I understand why the campus community was shocked at such a blatant display of racism.
An anonymous white student (or group of students) – among those ‘best and brightest minds’ the institution boasted about in recruitment materials and presidential speeches – decided to launch a White Student Union in reaction to what they perceived as an erosion of the white majority’s influence on society.
Once word got out, university administrators scrambled, student activists rose up and media pounced. In the heightened racial tensions of the day, who knew where this one act of ignorance would lead.
That was 1991. At Eastern Illinois University.
Flash forward nearly 25 years. The same trolls are seeking the same reaction from the same people, only now the trolls have better technology.
Last weekend, a group of supposed ‘Western students’ launched a Facebook page entitled Western White Student Union. Once word got out, university administrators scrambled, student activists rose up and media pounced.
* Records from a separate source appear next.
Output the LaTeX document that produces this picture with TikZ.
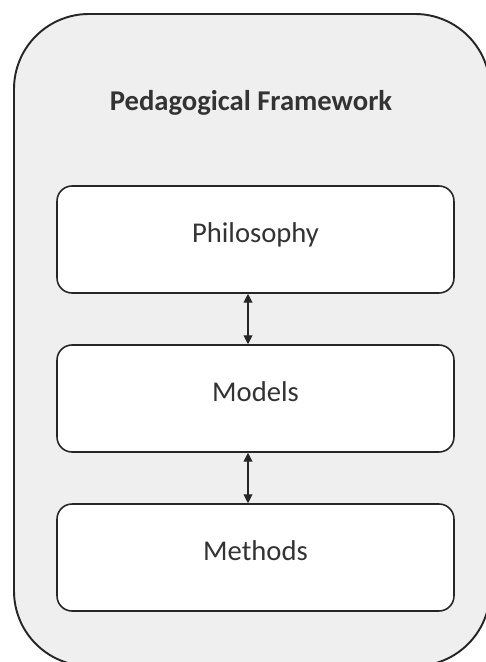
\documentclass[tikz,border=0pt]{standalone}
\usepackage{fontspec}
\setmainfont{Carlito}
\usepackage{tikz}
\usetikzlibrary{positioning,arrows.meta}
\definecolor{panelgray}{HTML}{EFEFEF}
\definecolor{linegray}{HTML}{262626}
\definecolor{textgray}{HTML}{333333}

\begin{document}
\begin{tikzpicture}[x=0.02cm,y=-0.02cm,
    level/.style={draw=linegray,line width=0.9pt,fill=white,rounded corners=0.3cm,
        minimum width=7.94cm,minimum height=2.14cm,text=textgray,
        text height=0.7em,text depth=0.34em,font=\fontsize{16.3}{19}\selectfont},
    pair/.style={{Triangle[width=5pt,length=5pt]}-{Triangle[width=5pt,length=5pt]},linegray,line width=0.6pt}]
    \useasboundingbox (0,0) rectangle (486,662);
    % outer frame, cut by the page on the right and below
    \draw[linegray,line width=1.1pt,fill=panelgray,rounded corners=1.5cm] (14,14) rectangle (490,666);

    \node[font=\bfseries\fontsize{16.3}{19}\selectfont,text=textgray] (title) at (251,103) {Pedagogical Framework};

    \node[level] (phil) at (255.5,239.5) {Philosophy};
    \node[level] (mod)  at (255.5,398.5) {Models};
    \node[level] (meth) at (255.5,557.5) {Methods};

    \draw[pair] ([xshift=-0.15cm]phil.south) -- ([xshift=-0.15cm]mod.north);
    \draw[pair] ([xshift=-0.15cm]mod.south) -- ([xshift=-0.15cm]meth.north);
\end{tikzpicture}
\end{document}
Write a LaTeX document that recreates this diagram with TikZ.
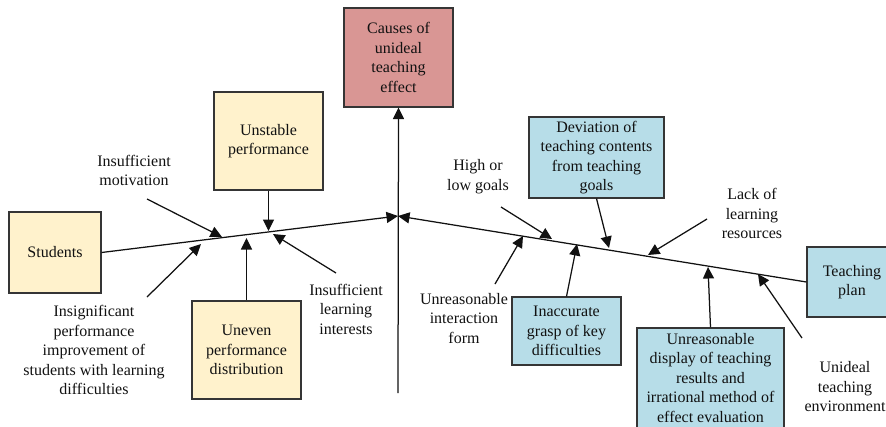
\documentclass[tikz,border=0pt]{standalone}
\usepackage{fontspec}
\setmainfont{Liberation Serif}
\usetikzlibrary{arrows.meta}
\definecolor{causefill}{HTML}{D99694}
\definecolor{studfill}{HTML}{FFF2CC}
\definecolor{planfill}{HTML}{B7DDE8}
\definecolor{ink}{HTML}{111111}

\begin{document}
\begin{tikzpicture}[x=1pt,y=-1pt,
  txt/.style={font=\fontsize{16}{19.5}\selectfont, text=ink, align=center, inner sep=0pt},
  box/.style={txt, draw=ink!85, line width=1.1pt, rectangle, anchor=center},
  arr/.style={draw=ink, line width=1.25pt, -{Triangle[length=11.5pt,width=11pt]}}
]
\useasboundingbox (0,0) rectangle (886,426);

% effect (head of the fishbone)
\node[box, fill=causefill, minimum width=109pt, minimum height=99pt] (causes) at (398.5,57.5) {Causes of\\unideal\\teaching\\effect};

% student branch
\node[box, fill=studfill, minimum width=92pt, minimum height=81pt] (students) at (55,252.5) {Students};
\node[box, fill=studfill, minimum width=109pt, minimum height=98pt] (unstable) at (268.5,141) {Unstable\\performance};
\node[box, fill=studfill, minimum width=109pt, minimum height=98pt] (uneven) at (246.5,350) {Uneven\\performance\\distribution};
\node[txt] (lmot) at (134,170.5) {Insufficient\\motivation};
\node[txt] (linsig) at (94,350) {Insignificant\\performance\\improvement of\\students with learning\\difficulties};
\node[txt] (lint) at (346,309) {Insufficient\\learning\\interests};

% teaching plan branch
\node[box, fill=planfill, minimum width=90pt, minimum height=70pt] (plan) at (852,282) {Teaching\\plan};
\node[box, fill=planfill, minimum width=135pt, minimum height=81pt] (deviation) at (596.5,157.5) {Deviation of\\teaching contents\\from teaching\\goals};
\node[box, fill=planfill, minimum width=109pt, minimum height=68pt] (inaccurate) at (566.5,331) {Inaccurate\\grasp of key\\difficulties};
\node[box, fill=planfill, minimum width=147pt, minimum height=100pt] (display) at (710.5,378) {Unreasonable\\display of teaching\\results and\\irrational method of\\effect evaluation};
\node[txt] (lgoals) at (478,176.5) {High or\\low goals};
\node[txt] (lres) at (752,213.5) {Lack of\\learning\\resources};
\node[txt] (linter) at (464,318.5) {Unreasonable\\interaction\\form};
\node[txt] (lenv) at (845,387) {Unideal\\teaching\\environment};

% junction and free ends of the bones
\coordinate (j) at (398,216);
\coordinate (vb) at (398,393);
\coordinate (tmot) at (147,199);   \coordinate (hmot) at (222,237);
\coordinate (tinsig) at (147,297); \coordinate (hinsig) at (201,244);
\coordinate (tint) at (336,273);   \coordinate (hint) at (273,234);
\coordinate (hunst) at (268.5,231);
\coordinate (huneven) at (246.5,238);
\coordinate (tgoals) at (501,207); \coordinate (hgoals) at (552,239);
\coordinate (hdev) at (609,248);
\coordinate (tres) at (707,219);   \coordinate (hres) at (648,255);
\coordinate (tinter) at (495,284); \coordinate (hinter) at (523,236);
\coordinate (hinacc) at (577,244);
\coordinate (hdisp) at (708,267);
\coordinate (tenv) at (802,338);   \coordinate (henv) at (758,274);

% spines
\draw[arr] (students.east) -- (j);
\draw[arr] (plan.west) -- (j);
\draw[arr] (vb) -- (causes.south);

% student bones
\draw[arr] (tmot) -- (hmot);
\draw[arr] (tinsig) -- (hinsig);
\draw[arr] (tint) -- (hint);
\draw[arr] (unstable.south) -- (hunst);
\draw[arr] (uneven.north) -- (huneven);

% teaching plan bones
\draw[arr] (tgoals) -- (hgoals);
\draw[arr] (deviation.south) -- (hdev);
\draw[arr] (tres) -- (hres);
\draw[arr] (tinter) -- (hinter);
\draw[arr] (inaccurate.north) -- (hinacc);
\draw[arr] (display.north) -- (hdisp);
\draw[arr] (tenv) -- (henv);
\end{tikzpicture}
\end{document}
But we were not unique in that particular moment.
Starting last Friday, White Student Union Facebook pages began appearing en masse across North America. According to Daily Beast reporter Kelly Weill, these accounts are all fake – or, at least, the on-campus clubs they claim to represent are fake. Racist trolls from message boards, along with a white supremacist website, fabricated the pages in an attempt to create racial tension on college campuses.
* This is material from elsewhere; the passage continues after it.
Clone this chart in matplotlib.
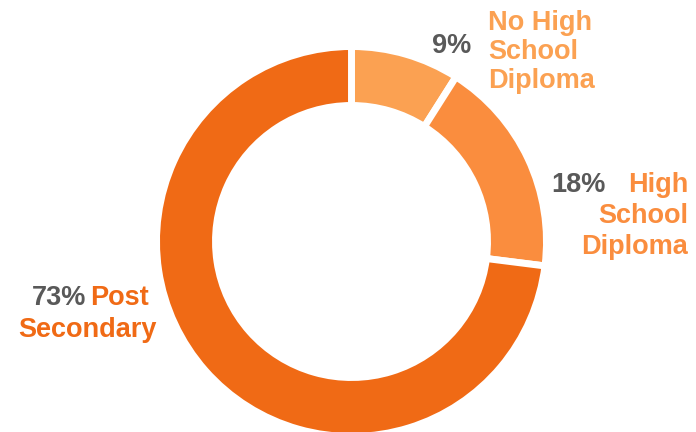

In 1991, I covered the same story for my university newspaper. At that time, race trolls were pushing back against affirmative action admissions at universities, all part of what their heroes – the likes of Allan Bloom, Roger Kimball and Dinesh D’Souza – began popularly expressing as ‘political correctness’ in the late-1980s and early 1990s.
However, most of those ‘white interest groups’ that first popped up across campuses – including the one at my alma mater – were nothing more than chum thrown into the racially roiling waters of the day. Rarely was there an intention to form the actual group; it was all part of a social experiment for burgeoning neocon minds.
Seems they haven’t changed the game plan all that much.
We can all agree, those who find such trolling acts enjoyable are sad little fools, perhaps denied the love that comes from another’s touch, or so burdened by their own tragic personal hygiene skills that human interaction outside the walls of their tin-roofed shed is impossible. We should pity them.
But there are lessons for the rest of us, too.
Listen, I love student activists and their passion and desire to make the world a better place. But you have got to quit being an easy mark. I know social media has given you the ability for hair-trigger reaction on everything, but keep in mind that it is OK to pause and think through some things before instantly reacting. You are going to need this skill later on.
Among your first questions: Am I being trolled?
They are playing games with you by using your reactions – and overreactions – against you. You are too easily baited and that’s what they want. The best thing a troll can hope for is attention – just ask Donald Trump. And when you give it to him, you empower him – just ask Donald Trump.
By downplaying, even ridiculing, the ‘White Student Union’ debate, we are not Neville Chamberlain handing over the Sudetenland here. There is no slippery slope. We are ignoring an infant acting out because he didn’t get a lolly.
There are real injustices that must be combated with your passion. I trust you to fix them for the sake of us all. This, however, is not one of them.